Information provided

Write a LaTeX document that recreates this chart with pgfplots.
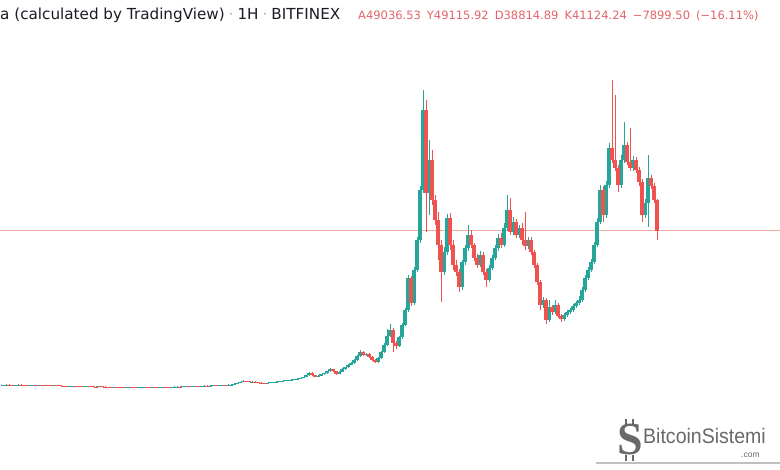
\documentclass[border=0pt]{standalone}
\usepackage{pgfplots}
\pgfplotsset{compat=1.18}
\usepackage{pgfplotstable}
\usepackage{fontspec}
\setmainfont{DejaVu Sans}
\newfontfamily\wmfont{Liberation Sans}
\newfontfamily\logofont{Liberation Serif}
\definecolor{upc}{HTML}{26A69A}
\definecolor{dnc}{HTML}{EF5350}
\definecolor{pline}{RGB}{242,170,160}
\definecolor{hdr}{RGB}{25,28,36}
\definecolor{sepc}{RGB}{170,172,180}
\definecolor{ohlc}{RGB}{226,100,104}
\definecolor{wm}{RGB}{105,105,105}

% columns: i = candle index, o h l c = open high low close
\pgfplotstableread{
i o h l c
0 1780 1900 1700 1820
1 1820 1950 1760 1850
4 1760 1870 1700 1790
5 1790 1980 1740 1900
9 1680 1820 1620 1750
10 1750 1870 1700 1800
12 1780 1900 1730 1820
17 1650 1850 1600 1780
22 1480 1580 1420 1500
23 1500 1640 1450 1560
27 1400 1490 1350 1420
28 1420 1550 1370 1480
32 1380 1480 1320 1420
37 1240 1340 1190 1280
41 1180 1280 1130 1220
42 1220 1310 1170 1260
45 1190 1270 1140 1210
46 1210 1300 1160 1250
47 1250 1360 1200 1300
50 1220 1300 1170 1250
52 1240 1330 1190 1280
53 1280 1380 1230 1320
56 1270 1370 1220 1320
57 1320 1420 1270 1360
58 1360 1460 1310 1400
60 1380 1480 1330 1420
61 1420 1520 1370 1460
63 1440 1560 1390 1500
64 1500 1620 1450 1560
66 1520 1640 1470 1580
67 1580 1690 1530 1620
69 1600 1710 1550 1650
70 1650 1770 1600 1700
72 1680 1800 1630 1740
73 1740 1870 1690 1800
75 1780 1920 1730 1850
76 1850 1980 1800 1900
77 1900 2200 1850 2100
78 2100 2400 2050 2300
79 2300 2600 2250 2500
80 2500 2950 2450 2800
83 2600 2750 2500 2650
88 2250 2420 2180 2350
89 2350 2520 2300 2450
90 2450 2580 2380 2500
91 2500 2680 2440 2600
92 2600 2780 2540 2700
93 2700 2880 2640 2800
94 2800 3050 2740 2950
95 2950 3150 2880 3050
96 3050 3250 2980 3150
97 3150 3400 3080 3300
98 3300 3500 3220 3400
99 3400 3650 3320 3550
100 3550 3950 3480 3800
101 3800 4450 3720 4300
102 4300 5100 4200 4900
105 3900 4250 3800 4100
106 4100 4650 4000 4500
107 4500 4950 4400 4800
108 4800 5450 4700 5300
109 5300 6000 5200 5800
112 4600 5350 4500 5200
113 5200 6000 5100 5800
114 5800 6500 5700 6300
115 6300 7100 6200 6900
116 6900 7700 6800 7400
117 7400 8400 7200 8100
118 8100 9500 7900 9200
119 9200 10700 9000 10200
121 9400 10000 9100 9700
125 7700 8900 7500 8600
126 8600 10500 8400 10200
127 10200 12400 10000 12000
128 12000 16000 11800 14300
129 14300 17300 14000 15800
132 11800 14400 11500 14000
133 14000 17500 13600 17100
134 17100 21500 16800 20900
135 20900 29800 20500 29100
137 22700 31800 22200 31100
138 31100 39500 30500 38800
139 38800 52500 38000 51500
140 51500 77000 50800 71900
142 50700 64300 45100 59200
147 30600 37000 29800 35700
148 35700 45400 35000 44400
153 26800 33700 26000 33200
154 33200 37500 32400 36700
155 36700 42600 36000 40000
159 32400 36000 31900 34900
162 28600 32400 28000 31600
163 31600 35000 31000 34200
164 34200 37500 33600 36700
165 36700 40300 36000 39300
167 37500 43100 37000 41800
168 41800 50200 41000 46400
170 40800 44600 40000 43400
172 40000 42600 39300 41800
175 37200 39500 36500 38800
180 22200 24200 21400 23500
182 18400 23500 17800 21700
184 20400 23500 19800 22200
187 18600 20200 18100 19600
188 19600 21000 19100 20400
189 20400 21500 19900 20900
190 20900 22500 20400 21900
191 21900 23200 21400 22700
192 22700 24500 22200 23500
193 23500 26800 23000 26000
194 26000 29800 25500 29100
195 29100 31900 28600 31100
196 31100 33900 30600 33200
197 33200 38300 32600 37500
198 37500 44400 36900 43400
199 43400 52800 42800 51500
201 45100 53800 44400 52800
202 52800 63500 52000 62200
206 52800 60400 52000 59200
207 59200 68900 58400 63000
210 57100 60200 56300 59200
214 45100 49200 44400 48200
215 48200 60400 42100 54600
}\uptab

\pgfplotstableread{
i o h l c
2 1850 1920 1720 1800
3 1800 1860 1690 1760
6 1900 1960 1780 1850
7 1850 1900 1620 1700
8 1700 1760 1600 1680
11 1800 1860 1720 1780
13 1820 1870 1700 1760
14 1760 1800 1650 1720
15 1720 1780 1640 1700
16 1700 1760 1590 1650
18 1780 1830 1640 1700
19 1700 1740 1540 1600
20 1600 1650 1480 1550
21 1550 1600 1400 1480
24 1560 1620 1460 1520
25 1520 1580 1380 1450
26 1450 1500 1330 1400
29 1480 1540 1390 1450
30 1450 1500 1340 1400
31 1400 1450 1310 1380
33 1420 1470 1300 1360
34 1360 1410 1240 1300
35 1300 1350 1200 1260
36 1260 1310 1180 1240
38 1280 1330 1190 1250
39 1250 1300 1140 1200
40 1200 1250 1120 1180
43 1260 1310 1170 1230
44 1230 1280 1130 1190
48 1300 1350 1200 1260
49 1260 1300 1160 1220
51 1250 1300 1180 1240
54 1320 1370 1240 1300
55 1300 1350 1210 1270
59 1400 1450 1320 1380
62 1460 1510 1380 1440
65 1560 1610 1460 1520
68 1620 1680 1540 1600
71 1700 1760 1620 1680
74 1800 1860 1720 1780
81 2800 2900 2600 2700
82 2700 2800 2500 2600
84 2650 2720 2450 2550
85 2550 2600 2300 2400
86 2400 2450 2200 2300
87 2300 2380 2150 2250
103 4900 5000 4150 4300
104 4300 4400 3750 3900
110 5800 5900 5100 5300
111 5300 5400 4400 4600
120 10200 10500 9100 9400
122 9700 9900 8700 9000
123 9000 9200 7900 8200
124 8200 8400 7300 7700
130 15800 16200 10200 12500
131 12500 13000 11000 11800
136 29100 29600 21900 22700
141 71900 74500 40800 50700
143 59200 61700 47700 48900
144 48900 50200 42600 43900
145 43900 45900 33700 37500
146 37500 38800 23000 30600
149 44400 45600 36200 37500
150 37500 38800 31100 32400
151 32400 33700 29500 30600
152 30600 31400 25500 26800
156 40000 41300 36700 37500
157 37500 38000 33400 34200
158 34200 35200 31600 32400
160 34900 35700 29800 30600
161 30600 31300 26800 28600
166 39300 40500 36700 37500
169 46400 49500 40000 40800
171 43400 44100 39300 40000
173 41800 43100 37500 38800
174 38800 45900 36200 37200
176 38800 39500 35000 35700
177 35700 36200 31600 32400
178 32400 33000 27300 28000
179 28000 28600 20900 22200
181 23500 24000 17300 18400
183 21700 22200 19600 20400
185 22200 22700 18900 19400
186 19400 19900 17800 18600
200 51500 52500 43400 45100
203 62200 79600 58400 59200
204 59200 75700 56300 57100
205 57100 58000 51000 52800
208 63000 63800 57900 58700
209 58700 67300 56300 57100
211 59200 60000 55800 56600
212 56600 57400 52500 53500
213 53500 54300 43400 45100
216 54600 55400 51800 52500
217 52500 53300 48200 49000
218 49036.53 49115.92 38814.89 41124.24
}\dntab

\begin{document}
\begin{tikzpicture}
\useasboundingbox (0,0) rectangle (780pt,470pt);
\fill[white] (0,0) rectangle (780pt,470pt);
\begin{axis}[at={(0,0)}, anchor=south west, scale only axis,
  width=780pt, height=470pt,
  xmin=-1, xmax=259, ymin=-19890, ymax=99960,
  hide axis]
\addplot[pline, line width=0.7pt, forget plot] coordinates {(-1,41124.24) (259,41124.24)};
% wicks (low to high)
\addplot[mark=none, forget plot,
  quiver={u=0, v=\thisrow{h}-\thisrow{l}, every arrow/.append style={draw=upc, line width=1pt}}]
  table[x=i, y=l] {\uptab};
\addplot[mark=none, forget plot,
  quiver={u=0, v=\thisrow{h}-\thisrow{l}, every arrow/.append style={draw=dnc, line width=1pt}}]
  table[x=i, y=l] {\dntab};
% bodies (open to close)
\addplot[mark=none, forget plot,
  quiver={u=0, v=\thisrow{c}-\thisrow{o}, every arrow/.append style={draw=upc, line width=3.4pt}}]
  table[x=i, y=o] {\uptab};
\addplot[mark=none, forget plot,
  quiver={u=0, v=\thisrow{c}-\thisrow{o}, every arrow/.append style={draw=dnc, line width=3.4pt}}]
  table[x=i, y=o] {\dntab};
\end{axis}
% header
\node[anchor=base west, inner sep=0, text=hdr, font=\fontsize{15.2}{16}\selectfont] at (0pt,450pt)
  {a (calculated by TradingView)\hspace{4pt}\textcolor{sepc}{·}\hspace{4pt}1H\hspace{4pt}\textcolor{sepc}{·}\hspace{4pt}BITFINEX};
\node[anchor=base west, inner sep=0, text=ohlc, font=\fontsize{11.5}{13}\selectfont] at (358pt,450pt)
  {A49036.53\hspace{6pt}Y49115.92\hspace{6pt}D38814.89\hspace{6pt}K41124.24\hspace{6pt}−7899.50\hspace{6pt}(−16.11\%)};
% watermark
\node[anchor=base west, inner sep=0, text=wm] at (643pt,26pt)
  {\scalebox{0.93}[1]{\wmfont\fontsize{21}{21}\selectfont BitcoinSistemi}};
\node[anchor=base west, inner sep=0, text=wm, font=\wmfont\fontsize{8.5}{9}\selectfont] at (741pt,12pt) {.com};
\node[inner sep=0, text=wm, font=\logofont\bfseries\fontsize{46}{46}\selectfont] at (630pt,30pt) {S};
\draw[wm, line width=1.6pt] (626pt,45pt) -- (626pt,51pt) (633pt,45pt) -- (633pt,51pt)
  (626pt,9pt) -- (626pt,15pt) (633pt,9pt) -- (633pt,15pt);
\draw[black!25, line width=1.3pt] (596pt,7pt) -- (780pt,7pt);
\end{tikzpicture}
\end{document}
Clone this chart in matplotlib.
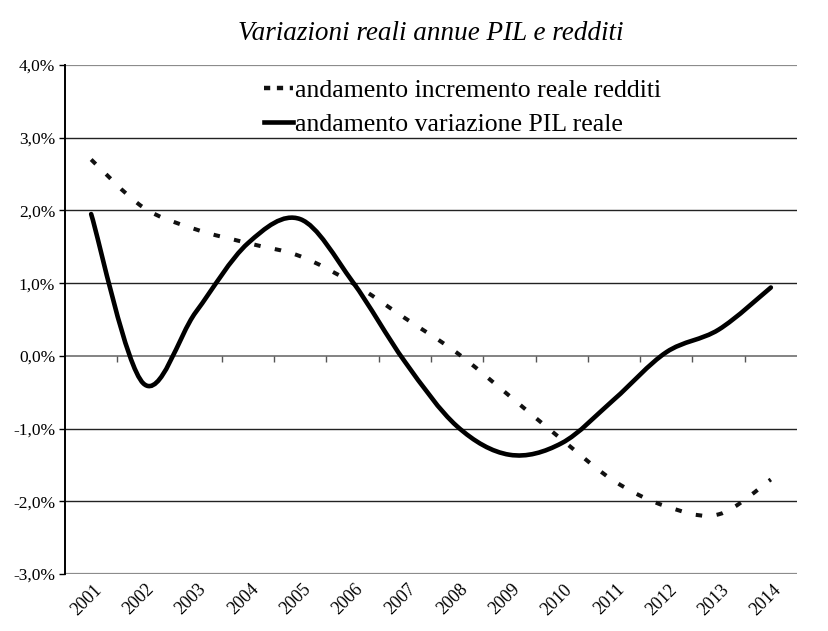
import numpy as np
import matplotlib
matplotlib.use('Agg')
import matplotlib.pyplot as plt
from matplotlib.path import Path
from matplotlib.patches import PathPatch
from matplotlib.lines import Line2D
import matplotlib.transforms as mtransforms

plt.rcParams['font.family'] = ['Liberation Serif', 'DejaVu Serif']

# ── dati ────────────────────────────────────────────────────────────────────
anni = ['2001', '2002', '2003', '2004', '2005', '2006', '2007',
        '2008', '2009', '2010', '2011', '2012', '2013', '2014']
# variazione PIL reale (%)
pil = [1.95, -0.38, 0.60, 1.55, 1.88, 1.02, -0.08,
       -0.97, -1.36, -1.20, -0.60, 0.05, 0.36, 0.94]
# incremento reale redditi (%)
redditi = [2.70, 2.04, 1.74, 1.55, 1.37, 1.00, 0.52,
           0.04, -0.55, -1.15, -1.72, -2.07, -2.18, -1.70]
y_ticks = [-3, -2, -1, 0, 1, 2, 3, 4]

titolo = 'Variazioni reali annue PIL e redditi'
lab_redditi = 'andamento incremento reale redditi'
lab_pil = 'andamento variazione PIL reale'


def curva_smussata(x, y):
    """Linea smussata stile Excel (Catmull-Rom -> Bezier cubiche)."""
    p = np.column_stack([x, y]).astype(float)
    ext = np.vstack([p[0], p, p[-1]])
    verts = [p[0]]
    codes = [Path.MOVETO]
    for i in range(len(p) - 1):
        p0, p1, p2, p3 = ext[i], ext[i + 1], ext[i + 2], ext[i + 3]
        c1 = p1 + (p2 - p0) / 6.0
        c2 = p2 - (p3 - p1) / 6.0
        verts += [c1, c2, p2]
        codes += [Path.CURVE4] * 3
    return Path(verts, codes)


W, H = 829, 631
fig = plt.figure(figsize=(W / 100, H / 100), dpi=100)
fig.patch.set_facecolor('white')

left, right, top, bottom = 65, 797, 65, 574
ax = fig.add_axes([left / W, 1 - bottom / H, (right - left) / W, (bottom - top) / H])
ax.set_xlim(0, len(anni))
ax.set_ylim(y_ticks[0], y_ticks[-1])

# griglia orizzontale
for v in y_ticks:
    if v in (y_ticks[0], y_ticks[-1]):
        ax.axhline(v, color='#8c8c8c', lw=1.6, zorder=1)
    elif v == 0:
        ax.axhline(v, color='#7a7a7a', lw=1.3, zorder=1)
    else:
        ax.axhline(v, color='#222222', lw=1.0, zorder=1)

for s in ['top', 'right', 'bottom']:
    ax.spines[s].set_visible(False)
ax.spines['left'].set_color('black')
ax.spines['left'].set_linewidth(1.4)

# asse y
ax.set_yticks(y_ticks)
ax.set_yticklabels([f'{v:.1f}%'.replace('.', ',') for v in y_ticks], fontsize=12.5)
ax.tick_params(axis='y', length=4, width=1.0, color='black', pad=3)

# tacche sull'asse zero (tra le categorie)
ax.set_xticks([])
conf = np.arange(1, len(anni))
ax.vlines(conf, 0, -0.09, colors='#555555', lw=1.0, zorder=2)

# etichette anni sotto l'area del grafico
xc = np.arange(len(anni)) + 0.5
lab_tr = ax.get_xaxis_transform() + mtransforms.ScaledTranslation(8 / 100, -13 / 100, fig.dpi_scale_trans)
for x, a in zip(xc, anni):
    ax.text(x, 0, a, transform=lab_tr, rotation=45, ha='right', va='center',
            rotation_mode='anchor', fontsize=13, clip_on=False)

# serie
ax.add_patch(PathPatch(curva_smussata(xc, redditi), fill=False, color='#111111',
                       lw=2.9, linestyle=(0, (1.6, 3.6)), capstyle='butt', zorder=3))
ax.add_patch(PathPatch(curva_smussata(xc, pil), fill=False, color='black',
                       lw=3.3, capstyle='round', zorder=4))

handles = [Line2D([], [], color='#111111', lw=3.2, linestyle=(0, (1.4, 1.5))),
           Line2D([], [], color='black', lw=3.3)]
ax.legend(handles, [lab_redditi, lab_pil], loc='upper left',
          bbox_to_anchor=((254 - left) / (right - left), 0.993),
          frameon=False, fontsize=18.5, handlelength=1.1, handletextpad=0.08,
          labelspacing=0.42, borderaxespad=0)

fig.text(0.52, 1 - 33 / H, titolo, ha='center', va='center',
         fontsize=19.5, style='italic')

fig.savefig('out.png', dpi=100, facecolor='white')
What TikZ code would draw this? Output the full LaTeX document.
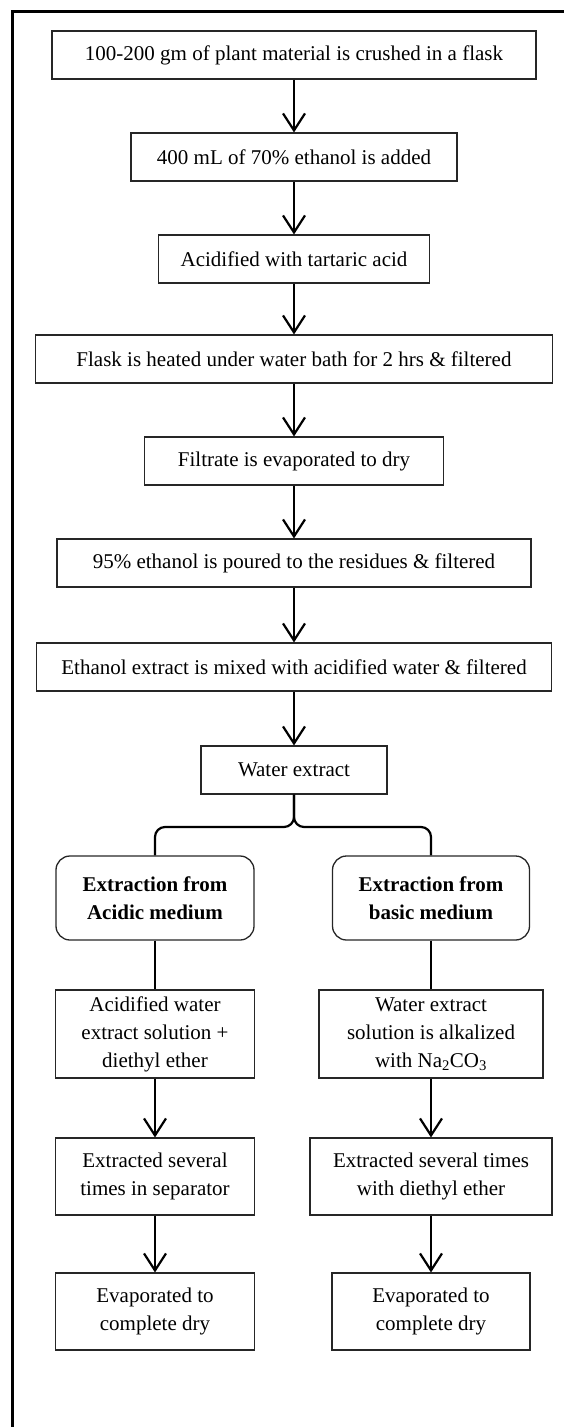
\documentclass[tikz,border=0pt]{standalone}
\usepackage{fontspec}
\setmainfont{Liberation Serif}
\usetikzlibrary{arrows.meta}
\begin{document}
\begin{tikzpicture}[x=1pt,y=-1pt,
  box/.style={draw=black!85,line width=1.1pt,minimum height=48pt,inner sep=0pt,align=center,font=\fontsize{21}{28}\selectfont},
  rbox/.style={box,rounded corners=14pt,line width=1.3pt,font=\fontsize{21}{28}\selectfont\bfseries},
  arr/.style={line width=2.2pt,-{Straight Barb[length=17pt,width=22pt,line width=2.2pt]}},
  conn/.style={line width=2.2pt}]
\useasboundingbox (0,0) rectangle (564,1427);
\draw[line width=3pt] (564,11) -- (12,11) -- (12,1427);
% main column
\node[box,minimum width=484pt] (b1) at (294,55) {100-200 gm of plant material is crushed in a flask};
\node[box,minimum width=326pt] (b2) at (294,157) {400 mL of 70\% ethanol is added};
\node[box,minimum width=271pt] (b3) at (294,259) {Acidified with tartaric acid};
\node[box,minimum width=517pt] (b4) at (294,359) {Flask is heated under water bath for 2 hrs \& filtered};
\node[box,minimum width=299pt] (b5) at (294,461) {Filtrate is evaporated to dry};
\node[box,minimum width=474pt] (b6) at (294,563) {95\% ethanol is poured to the residues \& filtered};
\node[box,minimum width=515pt] (b7) at (294,667) {Ethanol extract is mixed with acidified water \& filtered};
\node[box,minimum width=186pt] (b8) at (294,770) {Water extract};
\draw[arr] (b1) -- (b2);
\draw[arr] (b2) -- (b3);
\draw[arr] (b3) -- (b4);
\draw[arr] (b4) -- (b5);
\draw[arr] (b5) -- (b6);
\draw[arr] (b6) -- (b7);
\draw[arr] (b7) -- (b8);
% branches
\node[rbox,minimum width=198pt,minimum height=84pt] (ra) at (155,898) {Extraction from\\Acidic medium};
\node[rbox,minimum width=197pt,minimum height=84pt] (rb) at (431,898) {Extraction from\\basic medium};
\coordinate (j) at (294,822);
\draw[conn,rounded corners=10pt] (b8.south) -- (294,827) -| (ra.north);
\draw[conn,rounded corners=10pt] (b8.south) -- (294,827) -| (rb.north);
\node[box,minimum width=199pt,minimum height=88pt] (a1) at (155,1034) {Acidified water\\extract solution +\\diethyl ether};
\node[box,minimum width=224pt,minimum height=88pt] (c1) at (431,1034) {Water extract\\solution is alkalized\\with Na\textsubscript{2}CO\textsubscript{3}};
\node[box,minimum width=199pt,minimum height=77pt] (a2) at (155,1176.5) {Extracted several\\times in separator};
\node[box,minimum width=242pt,minimum height=77pt] (c2) at (431,1176.5) {Extracted several times\\with diethyl ether};
\node[box,minimum width=199pt,minimum height=77pt] (a3) at (155,1311.5) {Evaporated to\\complete dry};
\node[box,minimum width=198pt,minimum height=77pt] (c3) at (431,1311.5) {Evaporated to\\complete dry};
\draw[conn] (ra) -- (a1);
\draw[conn] (rb) -- (c1);
\draw[arr] (a1) -- (a2);
\draw[arr] (c1) -- (c2);
\draw[arr] (a2) -- (a3);
\draw[arr] (c2) -- (c3);
\end{tikzpicture}
\end{document}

Written problem
Reproduce only the lines running from the one that has "Clone this chart in matplotlib." through the one that has "ax.spines['left'].set_linewidth(1.4)", ends included. Any pictures in that stretch should not be copied.

Result of this task
Clone this chart in matplotlib.
import numpy as np
import matplotlib
matplotlib.use('Agg')
import matplotlib.pyplot as plt
from matplotlib.path import Path
from matplotlib.patches import PathPatch
from matplotlib.lines import Line2D
import matplotlib.transforms as mtransforms

plt.rcParams['font.family'] = ['Liberation Serif', 'DejaVu Serif']

# ── dati ────────────────────────────────────────────────────────────────────
anni = ['2001', '2002', '2003', '2004', '2005', '2006', '2007',
        '2008', '2009', '2010', '2011', '2012', '2013', '2014']
# variazione PIL reale (%)
pil = [1.95, -0.38, 0.60, 1.55, 1.88, 1.02, -0.08,
       -0.97, -1.36, -1.20, -0.60, 0.05, 0.36, 0.94]
# incremento reale redditi (%)
redditi = [2.70, 2.04, 1.74, 1.55, 1.37, 1.00, 0.52,
           0.04, -0.55, -1.15, -1.72, -2.07, -2.18, -1.70]
y_ticks = [-3, -2, -1, 0, 1, 2, 3, 4]

titolo = 'Variazioni reali annue PIL e redditi'
lab_redditi = 'andamento incremento reale redditi'
lab_pil = 'andamento variazione PIL reale'


def curva_smussata(x, y):
    """Linea smussata stile Excel (Catmull-Rom -> Bezier cubiche)."""
    p = np.column_stack([x, y]).astype(float)
    ext = np.vstack([p[0], p, p[-1]])
    verts = [p[0]]
    codes = [Path.MOVETO]
    for i in range(len(p) - 1):
        p0, p1, p2, p3 = ext[i], ext[i + 1], ext[i + 2], ext[i + 3]
        c1 = p1 + (p2 - p0) / 6.0
        c2 = p2 - (p3 - p1) / 6.0
        verts += [c1, c2, p2]
        codes += [Path.CURVE4] * 3
    return Path(verts, codes)


W, H = 829, 631
fig = plt.figure(figsize=(W / 100, H / 100), dpi=100)
fig.patch.set_facecolor('white')

left, right, top, bottom = 65, 797, 65, 574
ax = fig.add_axes([left / W, 1 - bottom / H, (right - left) / W, (bottom - top) / H])
ax.set_xlim(0, len(anni))
ax.set_ylim(y_ticks[0], y_ticks[-1])

# griglia orizzontale
for v in y_ticks:
    if v in (y_ticks[0], y_ticks[-1]):
        ax.axhline(v, color='#8c8c8c', lw=1.6, zorder=1)
    elif v == 0:
        ax.axhline(v, color='#7a7a7a', lw=1.3, zorder=1)
    else:
        ax.axhline(v, color='#222222', lw=1.0, zorder=1)

for s in ['top', 'right', 'bottom']:
    ax.spines[s].set_visible(False)
ax.spines['left'].set_color('black')
ax.spines['left'].set_linewidth(1.4)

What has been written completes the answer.